When I first heard this word, I have to admit I thought it had something to do with the eyes. Corneotherapy has to do with the study of the skins barrier function. Barrier damage is often mistaken for dehydration when actually dehydration is often a symptom of the larger issue of barrier dysfunction. Lipids trap water between cells but when the lipids are damaged, water evaporates – causing the skin to become dehydrated. This is called TEWL “Trans Epidermal Water Loss”. Inflammatory chemicals are also released when barrier function is in disrepair causing inflammation in the skin.
Barrier dysfunction also sets the stage for premature aging and inflammation. In order to solve many skin issues we must first address barrier function and repair. If we do not do that first and foremost, any positive changes in the skin may be short-lived. It really is all about maintaining and keeping a healthy barrier function to have our best skin.

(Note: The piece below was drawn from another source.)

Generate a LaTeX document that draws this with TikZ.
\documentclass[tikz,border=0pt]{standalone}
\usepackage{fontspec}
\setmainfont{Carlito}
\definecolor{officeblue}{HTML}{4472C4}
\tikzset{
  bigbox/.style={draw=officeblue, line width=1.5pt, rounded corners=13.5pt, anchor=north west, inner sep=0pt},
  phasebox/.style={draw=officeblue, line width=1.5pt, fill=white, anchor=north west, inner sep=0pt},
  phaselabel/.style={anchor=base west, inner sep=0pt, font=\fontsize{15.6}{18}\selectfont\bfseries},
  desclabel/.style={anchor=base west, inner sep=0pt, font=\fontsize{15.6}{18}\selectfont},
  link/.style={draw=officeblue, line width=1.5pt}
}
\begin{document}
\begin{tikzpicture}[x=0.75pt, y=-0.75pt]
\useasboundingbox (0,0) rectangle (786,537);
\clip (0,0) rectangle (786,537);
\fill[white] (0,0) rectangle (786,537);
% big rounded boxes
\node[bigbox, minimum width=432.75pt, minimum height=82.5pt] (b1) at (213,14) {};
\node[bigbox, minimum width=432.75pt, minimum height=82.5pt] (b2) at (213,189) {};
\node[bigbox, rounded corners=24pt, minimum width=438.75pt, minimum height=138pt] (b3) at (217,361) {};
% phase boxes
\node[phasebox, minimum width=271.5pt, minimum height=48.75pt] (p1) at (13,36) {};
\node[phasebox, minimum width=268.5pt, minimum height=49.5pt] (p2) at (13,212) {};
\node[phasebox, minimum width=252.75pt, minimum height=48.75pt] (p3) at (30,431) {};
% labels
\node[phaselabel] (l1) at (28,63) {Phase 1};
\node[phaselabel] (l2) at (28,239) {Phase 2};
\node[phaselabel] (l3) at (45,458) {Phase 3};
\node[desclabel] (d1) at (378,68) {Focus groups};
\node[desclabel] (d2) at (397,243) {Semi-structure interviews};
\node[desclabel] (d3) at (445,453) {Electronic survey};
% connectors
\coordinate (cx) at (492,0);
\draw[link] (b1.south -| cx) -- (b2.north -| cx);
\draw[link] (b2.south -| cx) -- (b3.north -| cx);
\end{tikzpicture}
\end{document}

In 1979, Dr. Peter Elias discovered lipids between skin cells – naming his discovery the “brick & mortar” model of the skin. This was a very important discovery since before that we thought the skin cells were alone – learning that this lipid barrier exists changed the way we treat the skin.
When we have a healthy skin barrier our skin retains moisture, feels smooth and inflammation is lessened. When the barrier is damaged moisture escapes, skin feels rough and inflammation occurs.
There are many environmental influences on barrier damage:
- UV Exposure
- Climate Changes
- Air Pollution
- Tobacco Smoke
- AHA’s, Retinoids, Peels
- Topical or Oral Drugs
- Hot Water
- Computer Screens
- Smart Phones
There are also many Internal Influences on Barrier Damage
- Emotional Stress
- Acute Dermatitis
A healthy stratum corneum is our first line of defense and limits penetration into the body of:
- environmental toxins
Our skin truly is our defense from the outside world and our stratum corneum is on average only as thick as one strand of the individuals hair.
The first person to assemble symptoms of Stratum Corneum damage under one treatable condition was internationally acclaimed research dermatologist Albert Kligman, MD. Dr. Kligman named the process to repair damaged stratum corneum “Corneotherapy” in the 1960’s. Corneotherapy is an old term that is now becoming popular in esthetics.
The Three Core Principles of Corneotherapy:
1. Prevent: Avoid Exposure to barrier-damaging chemicals, products, environments and events
2. Protect: protect lipids from oxidation
3. Correct and Supplement: Use barrier repair, hydration and anti-inflammatory ingredients.
It important to avoid potential irritants and remember that most barrier damaging ingredients are dose-dependent.
- Strong sulfates: Sodium Lauryl Sulfate – 0.5% or higher
- Strong Emulsifiers – used in moisturizers
- Uncontrolled , Low pH AHA’s 3.0 or lower
- Benzoyl Peroxide
- Propylene Glycol
- Esssential Oils: Cinnamon, Clove, Geranium, Peppermint, Sandalwood, Bergamot
- Synthetic Fragrance
- Avobenzone – chemical sunscreen
What can we do to repair and restore our lipid barrier? Ingredients to look for include:
- Linoleic Acids
- Tocopheryl Linoleate
- Plant oils: Sterols, GLA, Omegas
Remove and Revive:
- Glycolic and Lactic Acids – when you do light peels skin cell turnover rates increase, elastin and collagen levels increase and lipids are increased
Ingredients that trigger our own cells to create lipids:
- Magnesium Ascorbic Phosphate
- Farnesol/Farnesyl Acetate
- Beta Glucans
Using gentle cleaners and applying serums is a great way to restore lipids and prevent lipid oxidation. I recommend that when getting a facial clients bring their products with them to their appointment so their esthetician can see what products they are using to make sure they are the right ones for your skin. Using prescription Retinols over .025% can cause barrier damage as can harsh cleansers.
Natural Moisturizing Factor (NMF) keeps skin moist – ingredients to look for
- Metal Ions
- Amino Acids
Humectants are very important for hydration and barrier function – some popular ones:
- Hyaluronic Acid- Sodium Hyaluronate
- Laminaria digitata
- Lactic Acid
- Algae Peptides
- Amino Acids
In closing, we want to avoid environments that cause barrier damage, use skincare products formulated specifically for barrier damaged skin, i.e.. “professional products”. We want to avoid irritants and common allergens, hydrate and seal and protect newly formed lipids from oxidation.